--- RECORD EXTRACTS ---

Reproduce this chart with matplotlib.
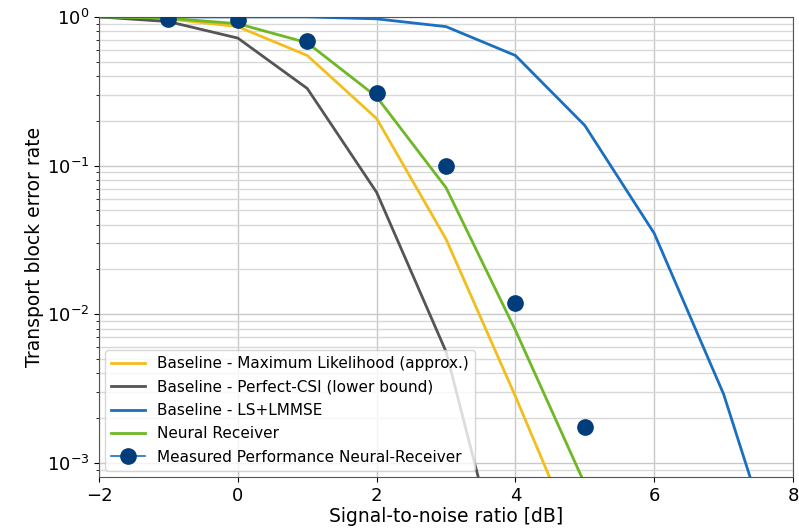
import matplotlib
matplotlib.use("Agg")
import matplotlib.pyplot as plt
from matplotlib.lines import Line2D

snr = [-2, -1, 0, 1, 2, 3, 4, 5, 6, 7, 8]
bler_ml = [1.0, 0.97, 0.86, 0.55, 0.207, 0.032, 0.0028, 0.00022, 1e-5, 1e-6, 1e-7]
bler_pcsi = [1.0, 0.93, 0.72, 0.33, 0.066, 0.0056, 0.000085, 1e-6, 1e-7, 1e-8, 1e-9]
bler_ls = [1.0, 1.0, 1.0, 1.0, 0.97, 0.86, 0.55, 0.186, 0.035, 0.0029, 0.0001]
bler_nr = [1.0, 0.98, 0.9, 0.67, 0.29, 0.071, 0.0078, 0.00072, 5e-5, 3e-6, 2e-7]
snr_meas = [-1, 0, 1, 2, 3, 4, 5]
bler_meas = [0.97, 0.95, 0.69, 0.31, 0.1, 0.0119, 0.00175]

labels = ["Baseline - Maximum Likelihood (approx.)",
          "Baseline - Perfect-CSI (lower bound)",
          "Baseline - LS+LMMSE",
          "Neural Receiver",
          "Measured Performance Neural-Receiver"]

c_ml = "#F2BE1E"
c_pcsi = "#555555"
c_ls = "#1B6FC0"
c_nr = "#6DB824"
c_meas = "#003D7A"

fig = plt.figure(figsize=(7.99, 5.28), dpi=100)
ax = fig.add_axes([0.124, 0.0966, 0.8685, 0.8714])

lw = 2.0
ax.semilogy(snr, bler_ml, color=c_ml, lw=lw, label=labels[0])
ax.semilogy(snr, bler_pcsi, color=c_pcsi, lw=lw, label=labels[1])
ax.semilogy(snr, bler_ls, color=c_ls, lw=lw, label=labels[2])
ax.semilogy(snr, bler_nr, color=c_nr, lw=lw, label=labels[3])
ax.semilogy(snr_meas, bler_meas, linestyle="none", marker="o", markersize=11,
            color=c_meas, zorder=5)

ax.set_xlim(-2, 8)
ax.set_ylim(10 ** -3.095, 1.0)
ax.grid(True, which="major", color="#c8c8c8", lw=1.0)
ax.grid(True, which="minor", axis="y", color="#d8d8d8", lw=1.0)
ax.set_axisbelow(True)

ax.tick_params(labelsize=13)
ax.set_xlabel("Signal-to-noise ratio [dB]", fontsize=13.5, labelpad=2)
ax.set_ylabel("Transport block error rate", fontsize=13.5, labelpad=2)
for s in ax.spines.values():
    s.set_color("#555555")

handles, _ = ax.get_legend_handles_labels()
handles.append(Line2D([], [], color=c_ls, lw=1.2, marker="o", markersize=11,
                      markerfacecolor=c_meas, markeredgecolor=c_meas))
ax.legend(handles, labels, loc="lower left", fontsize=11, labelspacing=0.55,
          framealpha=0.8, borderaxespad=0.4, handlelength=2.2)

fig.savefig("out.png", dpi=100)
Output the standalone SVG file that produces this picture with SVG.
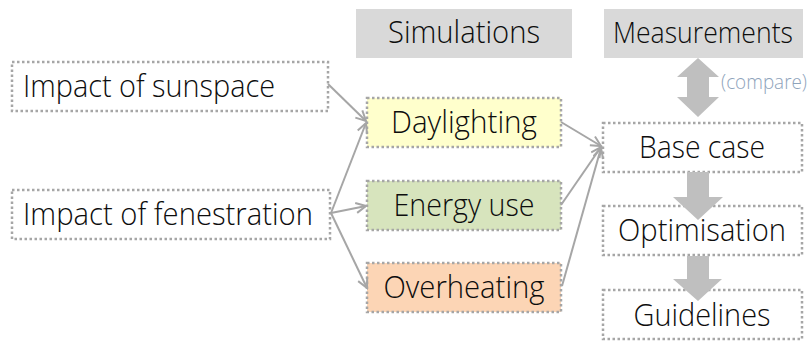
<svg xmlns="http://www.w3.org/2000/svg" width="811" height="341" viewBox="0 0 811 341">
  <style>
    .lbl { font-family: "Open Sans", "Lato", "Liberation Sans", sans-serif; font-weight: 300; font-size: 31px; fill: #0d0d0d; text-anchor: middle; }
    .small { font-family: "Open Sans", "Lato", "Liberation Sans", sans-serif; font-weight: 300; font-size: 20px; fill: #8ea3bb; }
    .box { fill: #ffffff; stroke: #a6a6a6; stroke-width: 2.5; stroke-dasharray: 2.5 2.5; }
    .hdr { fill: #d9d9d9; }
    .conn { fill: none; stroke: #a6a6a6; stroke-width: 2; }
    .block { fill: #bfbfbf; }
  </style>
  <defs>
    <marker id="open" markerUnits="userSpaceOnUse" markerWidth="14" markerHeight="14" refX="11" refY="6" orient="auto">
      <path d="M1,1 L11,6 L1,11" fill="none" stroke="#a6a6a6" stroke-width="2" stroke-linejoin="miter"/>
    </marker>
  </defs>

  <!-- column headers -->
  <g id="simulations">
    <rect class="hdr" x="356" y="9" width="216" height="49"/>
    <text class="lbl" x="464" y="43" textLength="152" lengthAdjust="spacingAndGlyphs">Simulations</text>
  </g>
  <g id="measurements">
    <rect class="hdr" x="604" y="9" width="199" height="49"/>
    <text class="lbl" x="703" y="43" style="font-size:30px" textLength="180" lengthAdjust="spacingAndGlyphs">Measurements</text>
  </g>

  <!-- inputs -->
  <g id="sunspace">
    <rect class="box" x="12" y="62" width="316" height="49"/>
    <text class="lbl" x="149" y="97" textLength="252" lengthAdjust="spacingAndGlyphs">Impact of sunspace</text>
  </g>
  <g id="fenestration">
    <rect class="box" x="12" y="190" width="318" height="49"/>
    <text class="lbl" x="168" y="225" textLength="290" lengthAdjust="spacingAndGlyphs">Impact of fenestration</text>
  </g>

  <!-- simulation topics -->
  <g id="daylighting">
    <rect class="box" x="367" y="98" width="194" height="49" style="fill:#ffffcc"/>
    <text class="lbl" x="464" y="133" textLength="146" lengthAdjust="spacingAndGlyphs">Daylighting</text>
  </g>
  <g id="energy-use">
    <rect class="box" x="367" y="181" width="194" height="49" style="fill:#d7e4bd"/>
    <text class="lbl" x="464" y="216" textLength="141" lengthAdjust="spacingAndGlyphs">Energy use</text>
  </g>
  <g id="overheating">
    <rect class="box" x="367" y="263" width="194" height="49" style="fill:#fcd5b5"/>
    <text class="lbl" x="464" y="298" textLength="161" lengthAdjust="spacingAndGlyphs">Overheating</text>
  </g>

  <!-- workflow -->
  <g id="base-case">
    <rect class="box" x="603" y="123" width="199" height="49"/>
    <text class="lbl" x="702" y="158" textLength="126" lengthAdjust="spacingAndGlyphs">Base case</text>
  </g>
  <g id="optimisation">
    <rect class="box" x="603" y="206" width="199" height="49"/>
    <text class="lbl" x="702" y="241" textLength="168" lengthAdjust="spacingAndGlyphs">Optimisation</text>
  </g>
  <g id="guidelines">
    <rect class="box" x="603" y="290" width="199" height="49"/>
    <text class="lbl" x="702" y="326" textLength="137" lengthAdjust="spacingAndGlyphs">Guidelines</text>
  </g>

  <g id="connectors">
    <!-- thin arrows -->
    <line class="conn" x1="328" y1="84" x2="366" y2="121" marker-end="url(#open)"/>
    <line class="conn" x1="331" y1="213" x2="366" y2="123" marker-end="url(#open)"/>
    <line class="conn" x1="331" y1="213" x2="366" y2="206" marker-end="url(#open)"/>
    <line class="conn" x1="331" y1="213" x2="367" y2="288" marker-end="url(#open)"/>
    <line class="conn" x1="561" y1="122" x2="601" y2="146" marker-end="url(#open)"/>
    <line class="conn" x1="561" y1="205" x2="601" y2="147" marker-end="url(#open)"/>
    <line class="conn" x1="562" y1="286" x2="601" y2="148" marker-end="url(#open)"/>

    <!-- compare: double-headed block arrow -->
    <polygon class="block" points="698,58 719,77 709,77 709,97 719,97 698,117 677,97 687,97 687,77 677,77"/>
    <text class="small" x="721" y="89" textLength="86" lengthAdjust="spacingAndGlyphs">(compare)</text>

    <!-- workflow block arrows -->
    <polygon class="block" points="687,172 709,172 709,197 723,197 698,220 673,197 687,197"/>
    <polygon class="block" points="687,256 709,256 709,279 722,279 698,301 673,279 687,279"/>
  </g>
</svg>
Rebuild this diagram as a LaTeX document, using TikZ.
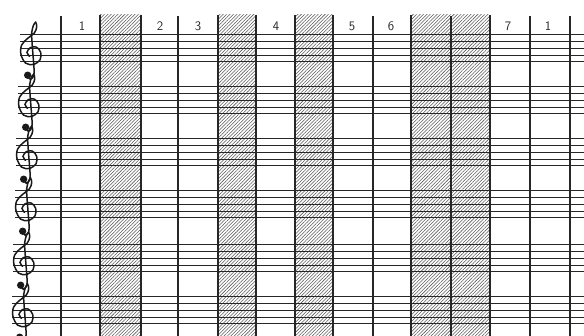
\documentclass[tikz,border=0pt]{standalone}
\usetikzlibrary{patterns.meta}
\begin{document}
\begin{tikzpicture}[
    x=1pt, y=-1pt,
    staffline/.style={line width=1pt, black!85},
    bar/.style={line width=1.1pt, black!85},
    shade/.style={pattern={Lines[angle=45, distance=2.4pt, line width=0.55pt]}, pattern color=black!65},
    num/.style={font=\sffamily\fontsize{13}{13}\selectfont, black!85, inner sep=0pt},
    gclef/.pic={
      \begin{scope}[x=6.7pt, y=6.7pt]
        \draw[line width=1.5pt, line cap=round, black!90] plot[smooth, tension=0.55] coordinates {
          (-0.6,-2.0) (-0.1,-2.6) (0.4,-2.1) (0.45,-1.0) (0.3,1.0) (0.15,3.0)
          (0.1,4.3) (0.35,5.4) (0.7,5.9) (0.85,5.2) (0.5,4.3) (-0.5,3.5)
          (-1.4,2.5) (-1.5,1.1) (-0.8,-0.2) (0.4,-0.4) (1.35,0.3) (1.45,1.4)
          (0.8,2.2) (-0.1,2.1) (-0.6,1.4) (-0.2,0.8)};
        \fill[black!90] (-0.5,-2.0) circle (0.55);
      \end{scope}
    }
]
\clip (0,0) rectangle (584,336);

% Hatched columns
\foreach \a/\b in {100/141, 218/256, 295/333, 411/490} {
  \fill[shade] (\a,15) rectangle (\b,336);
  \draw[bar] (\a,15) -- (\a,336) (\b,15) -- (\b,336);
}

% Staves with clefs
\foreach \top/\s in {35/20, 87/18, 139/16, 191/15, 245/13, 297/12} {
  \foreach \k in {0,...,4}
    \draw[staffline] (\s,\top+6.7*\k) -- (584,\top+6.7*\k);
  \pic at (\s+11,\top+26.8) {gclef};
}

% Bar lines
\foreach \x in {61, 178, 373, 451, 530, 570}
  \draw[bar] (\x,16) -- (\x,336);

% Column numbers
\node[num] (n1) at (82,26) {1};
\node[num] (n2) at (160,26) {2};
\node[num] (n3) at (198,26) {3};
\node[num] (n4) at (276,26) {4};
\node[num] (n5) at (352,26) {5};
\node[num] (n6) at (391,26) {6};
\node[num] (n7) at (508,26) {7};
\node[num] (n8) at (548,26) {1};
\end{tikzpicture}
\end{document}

---

From the entries above, pull out each line that includes "with".

OUTPUT BELOW:
Reproduce this chart with matplotlib.
Output the standalone SVG file that produces this picture with SVG.
% Staves with clefs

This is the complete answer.